Friday, June 26, 2009

Trapped in Hell's Garden

Southside Tour. Saturday, June 13, 2009.

We drove back up Dan Ryan highway and I cried. I didn’t want anyone to see me, but I felt angry, nauseous. We had just visited Altgeld Gardens—less like gardens and more like hell on earth, these public housing projects fester in isolation, miles from any sign of humanity.

The projects are located off of 130th street, a street that juts out from one of the busiest highway in the nation. Cars zip by, in and out of the city, the people inside oblivious to the hell that is these people’s reality. We drove, passing gentleman’s clubs and megachurches. and listened to Arvis talking about the methane that still burns in the nearby dump each night, forty years after the dump shut down, sending poisonous fumes to the Gardens.

We turned off into an area of fields. We pull in and see a boarded up store. Then, we see homes. All along the east side, the brick buildings are closed—haunting rows, their windows like eyes with patches over them.

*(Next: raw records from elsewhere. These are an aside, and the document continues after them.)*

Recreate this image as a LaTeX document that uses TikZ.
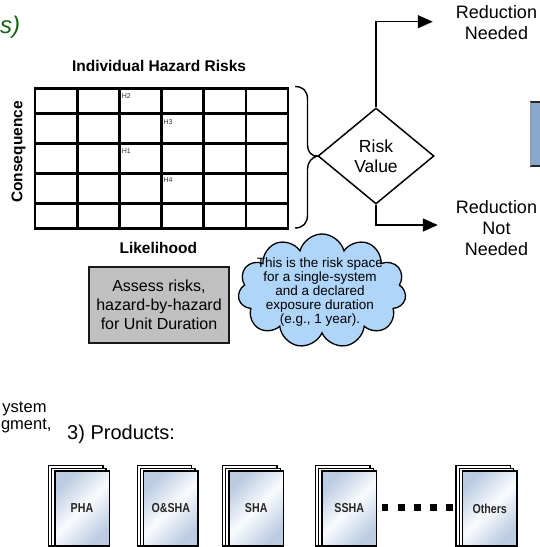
\documentclass[tikz,border=0pt]{standalone}
\usepackage{fontspec}
\setmainfont{Liberation Sans}
\newfontfamily\pagefont[FakeStretch=0.82]{Liberation Sans}
\usetikzlibrary{shapes.geometric,shapes.symbols,arrows.meta}
\definecolor{titlegreen}{RGB}{22,98,22}
\definecolor{boxgray}{RGB}{192,192,192}
\definecolor{cloudblue}{RGB}{175,214,250}
\definecolor{sideblue}{RGB}{138,168,204}
\definecolor{pageblue}{RGB}{186,203,226}
\newcommand\docstack[3]{%
  \draw[backpage] ({#2-27.25-6.4},{471-5.6}) rectangle ({#2+27.25-6.4},546);
  \draw[backpage] ({#2-27.25-3.2},{471-2.8}) rectangle ({#2+27.25-3.2},546);
  \node[page] (#1) at (#2,508.5) {#3};}
\begin{document}
\begin{tikzpicture}[x=1pt,y=-1pt,
  gridline/.style={line width=2.7pt,black},
  lbl/.style={font=\fontsize{15.5}{18}\selectfont\bfseries,inner sep=0pt},
  hz/.style={font=\fontsize{7}{8}\selectfont,inner sep=0pt,anchor=base west,text=black!80},
  assess/.style={draw=black!90,line width=2pt,fill=boxgray,minimum width=140pt,minimum height=76pt,
    align=center,font=\fontsize{16}{19}\selectfont,inner sep=0pt},
  decision/.style={diamond,draw,line width=1.5pt,minimum width=116pt,minimum height=96pt,
    inner sep=0pt,align=center,font=\fontsize{17.5}{20}\selectfont},
  outcome/.style={align=center,font=\fontsize{18}{21}\selectfont,inner sep=0pt},
  arr/.style={line width=1.5pt,-{Triangle[length=15pt,width=13pt]}},
  cloudnote/.style={cloud,cloud puffs=11,cloud ignores aspect,draw,line width=1.3pt,fill=cloudblue,
    minimum width=168pt,minimum height=114pt,inner sep=0pt},
  cloudtext/.style={align=center,font=\fontsize{13.5}{14}\selectfont,inner sep=0pt},
  plain/.style={inner sep=0pt},
  page/.style={draw,line width=1.5pt,outer sep=0pt,minimum width=54.5pt,minimum height=75pt,inner sep=0pt,
    font=\pagefont\bfseries\fontsize{13}{14}\selectfont,text=black!85,
    top color=pageblue,bottom color=pageblue,middle color=white!92!pageblue,shading angle=45},
  backpage/.style={draw,line width=1.3pt,fill=white},
  squaredots/.style={line width=6.7pt,dash pattern=on 6.7pt off 9.4pt}
]
\useasboundingbox (0,0) rectangle (539,547);

% title fragment
\node[plain,anchor=base west,text=titlegreen,font=\fontsize{24}{28}\selectfont\itshape] (ttl) at (0,33) {s)};

% risk matrix
\node[lbl,anchor=base] (ihr) at (159,71) {Individual Hazard Risks};
\foreach \i in {1,...,5} \draw[gridline] ({35+\i*42.17},88.3) -- ({35+\i*42.17},228.3);
\foreach \y in {113.3,143.3,173.3,203.3} \draw[gridline] (35,\y) -- (288,\y);
\draw[gridline] (35,88.3) rectangle (288,228.3);
\node[hz] (h2) at (121.7,98.3) {H2};
\node[hz] (h3) at (163.3,124.3) {H3};
\node[hz] (h1) at (121.7,153.7) {H1};
\node[hz] (h4) at (163.3,182.7) {H4};
\node[lbl,rotate=90] (cons) at (18.5,152) {Consequence};
\node[lbl,anchor=base] (lik) at (158.3,253.3) {Likelihood};

% decision
\node[decision] (rv) at (376,156) {Risk\\Value};
\draw[line width=1.4pt] (295,86.5) .. controls (303,86.5) and (307.5,91) .. (307.5,99)
  -- (307.5,145) .. controls (307.5,152) and (312,156.5) .. (rv.west)
  .. controls (312,157.5) and (307.5,162) .. (307.5,169)
  -- (307.5,215) .. controls (307.5,223) and (303,228) .. (295,228);
\node[outcome] (rn) at (496.5,22.5) {Reduction\\Needed};
\node[outcome] (rnn) at (496.5,228) {Reduction\\Not\\Needed};
\draw[arr] (rv.north) |- ([xshift=-23pt,yshift=0.8pt]rn.west);
\draw[arr] (rv.south) |- ([xshift=-18pt,yshift=3pt]rnn.west);

% right edge box (cut off)
\fill[sideblue] (530,102) rectangle (541,166);
\draw[line width=2pt,black!85] (530,102) -- (541,102) (530,166) -- (541,166);
\draw[line width=0.8pt,black!40] (530.4,102) -- (530.4,166);

% assess box and cloud
\node[assess] (asb) at (159,305) {Assess risks,\\hazard-by-hazard\\for Unit Duration};
\node[cloudnote] (cl) at (322,291) {};
\node[cloudtext] (clt) at (320,292.5) {This is the risk space\\for a single-system\\and a declared\\exposure duration\\(e.g., 1 year).};

% lower texts
\node[plain,anchor=base east,font=\fontsize{16.5}{18}\selectfont] (ys) at (46.7,412) {ystem};
\node[plain,anchor=base east,font=\fontsize{16.5}{18}\selectfont] (gm) at (51.7,429.3) {gment,};
\node[plain,anchor=base west,font=\fontsize{20}{24}\selectfont] (prod) at (67,439.5) {3) Products:};

% product stacks
\docstack{pha}{82}{PHA}
\docstack{osha}{170.8}{O\&SHA}
\docstack{sha}{256.2}{SHA}
\docstack{ssha}{349.2}{SSHA}
\docstack{oth}{489.7}{Others}
\draw[squaredots] ([xshift=5.25pt,yshift=1pt]ssha.east) -- ([xshift=-9.75pt,yshift=1pt]oth.west);
\end{tikzpicture}
\end{document}
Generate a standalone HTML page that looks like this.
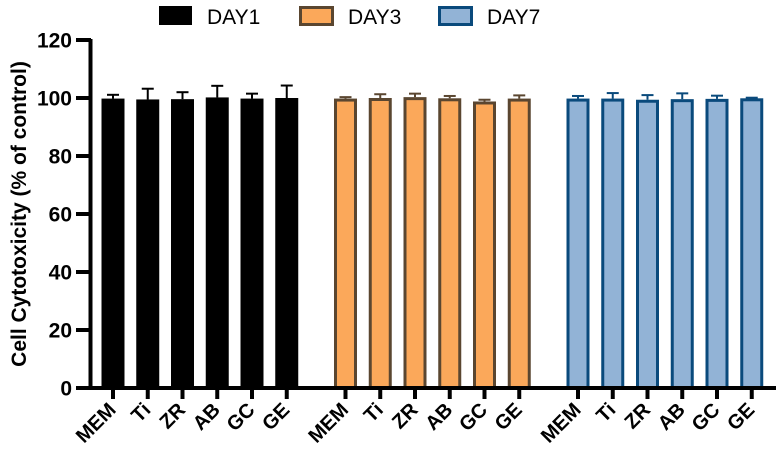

“They closed because people got sick,” Arvis says.

The projects are toxic—people get cancer and mysterious illnesses. Children are born without genitals, a little boy goes blind after playing in the grass.

The few buildings on the east side that are open have broken blue and white awnings and signs. They are charity centers—there are no stores in Altgeld.

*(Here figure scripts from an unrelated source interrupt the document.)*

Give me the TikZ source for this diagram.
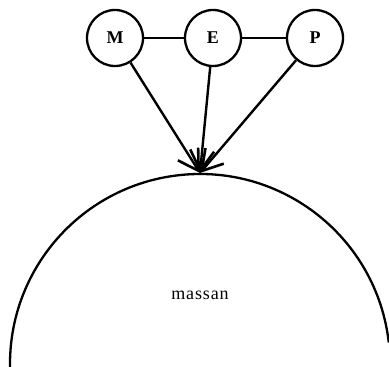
\documentclass[tikz,border=0pt]{standalone}
\usepackage{fontspec}
\setmainfont{Liberation Serif}
\usetikzlibrary{arrows.meta}
\begin{document}
\begin{tikzpicture}[x=1pt,y=1pt,
  ring/.style={draw,circle,minimum size=56pt,inner sep=0pt,line width=2.3pt,font=\bfseries\fontsize{18}{20}\selectfont},
  link/.style={line width=2.2pt},
  arr/.style={line width=2.4pt,-{Straight Barb[length=20pt,width=24pt,line width=2.6pt]}}]
\useasboundingbox (0,0) rectangle (389,367);
\clip (0,0) rectangle (389,367);
\node[ring] (M) at (115,329) {M};
\node[ring] (E) at (213,329) {E};
\node[ring] (P) at (315,329) {P};
\coordinate (tip) at (200,194);
\draw[link] (M) -- (E);
\draw[link] (E) -- (P);
\draw[arr] (M) -- (tip);
\draw[arr] (E) -- (tip);
\draw[arr] (P) -- (tip);
\coordinate (c) at (200,3);
\draw[line width=2.3pt] ([shift={(6.5:190)}]c) arc[start angle=6.5,end angle=183,radius=190];
\node (massan) at (200,72) {\fontsize{18}{20}\selectfont\addfontfeature{LetterSpace=5}massan};
\end{tikzpicture}
\end{document}
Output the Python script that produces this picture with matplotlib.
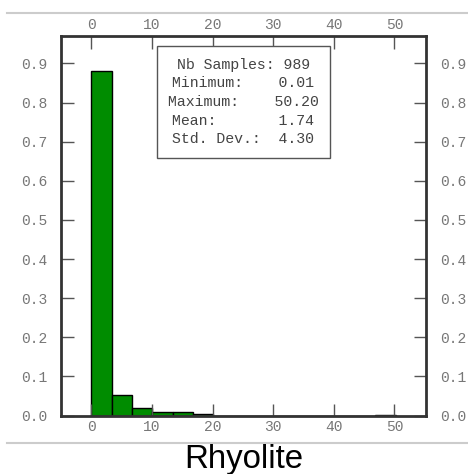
import numpy as np
import matplotlib
matplotlib.use("Agg")
import matplotlib.pyplot as plt
from matplotlib.lines import Line2D

# histogram of samples (fraction of samples per bin)
title = "Rhyolite"
n_samples = 989
v_min = 0.01
v_max = 50.20
v_mean = 1.74
v_std = 4.30
bin_fractions = [0.882, 0.053, 0.019, 0.008, 0.009, 0.005, 0.0, 0.0,
                 0.0, 0.0, 0.0, 0.0, 0.0, 0.0, 0.0015]
x_ticks = [0, 10, 20, 30, 40, 50]
y_ticks = [0.0, 0.1, 0.2, 0.3, 0.4, 0.5, 0.6, 0.7, 0.8, 0.9]

mono = "Liberation Mono"
tick_col = "#777777"

fig = plt.figure(figsize=(4.68, 4.74), dpi=100)
ax = fig.add_axes([61 / 468, 58.5 / 474, 365 / 468, 379.5 / 474])

edges = np.linspace(v_min, v_max, len(bin_fractions) + 1)
ax.bar(edges[:-1], bin_fractions, width=np.diff(edges), align='edge',
       color='#008c00', edgecolor='black', linewidth=1.0)

span = v_max - v_min
ax.set_xlim(v_min - 0.1 * span, v_max + 0.1 * span)
ax.set_ylim(0, max(bin_fractions) * 1.1)
ax.set_xticks(x_ticks)
ax.set_yticks(y_ticks)
ax.set_xticklabels([str(t) for t in x_ticks])
ax.set_yticklabels(["%.1f" % t for t in y_ticks])

ax.tick_params(axis='both', direction='in', length=9, width=1, color='#555555',
               labelcolor=tick_col, labelsize=10.5,
               top=True, right=True, labeltop=True, labelright=True)
ax.tick_params(axis='y', pad=10)
ax.tick_params(axis='x', pad=3)
for t in ax.xaxis.get_major_ticks() + ax.yaxis.get_major_ticks():
    t.label1.set_family(mono)
    t.label2.set_family(mono)

for sp in ax.spines.values():
    sp.set_linewidth(2)
    sp.set_color('#333333')

stats = ("Nb Samples: %d\n"
         "Minimum:    %.2f\n"
         "Maximum:    %.2f\n"
         "Mean:       %.2f\n"
         "Std. Dev.:  %.2f") % (n_samples, v_min, v_max, v_mean, v_std)
ax.text(0.5, 0.826, stats, transform=ax.transAxes, ha='center', va='center',
        multialignment='center', family=mono, fontsize=10.7, color='#444444',
        linespacing=1.43,
        bbox=dict(boxstyle='square,pad=0.75', fc='white', ec='#555555', lw=1))

# separator lines above and below the panel
for y in (461.5 / 474, 30.7 / 474):
    fig.add_artist(Line2D([7 / 468, 1.0], [y, y], transform=fig.transFigure,
                          color='#cccccc', linewidth=1.5))

fig.text(244 / 468, 6 / 474, title, ha='center', va='baseline',
         family='Liberation Sans', fontsize=23.8, color='black')

fig.savefig("out.png", dpi=100)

We pass family services, Catholic charities. And then we see an elementary school. We see new houses.

A shiny new school? New, red brick houses?

Arvis says it before I can notice it for myself, but they closed the toxic homes and built new homes literally feet away. If that ground is toxic, how the hell is that ground not toxic?

Beyond that are more projects, rows and rows of new buildings, custom made. Two shiny, new Laundromats sit at the corner. There are lots of little playgrounds, yet all are void are children. It is sickening. I stare in awe at one some politician thought was a good idea—revamp the projects. Build them new homes. No one seems to notice that it’s the location that is toxic—not just because of the horrible chemicals but because of the location. Three to four thousand people are trapped here in an impossibly small amount of space. One bus arrives every day. There are no jobs, no hope, no escape. Nothing.

Arvis points to police cameras on every street corner—installed to watch for drug deals. So the people there are ignored—except when they are caught doing something illegal. I can’t believe it.

Later, someone, blinded by the new buildings, commented that the projects weren’t that bad.

They were the worst place I have ever seen in my entire life.

One hope: This is where Obama did his mission work. I have hope in the fact that we have a president who worked there.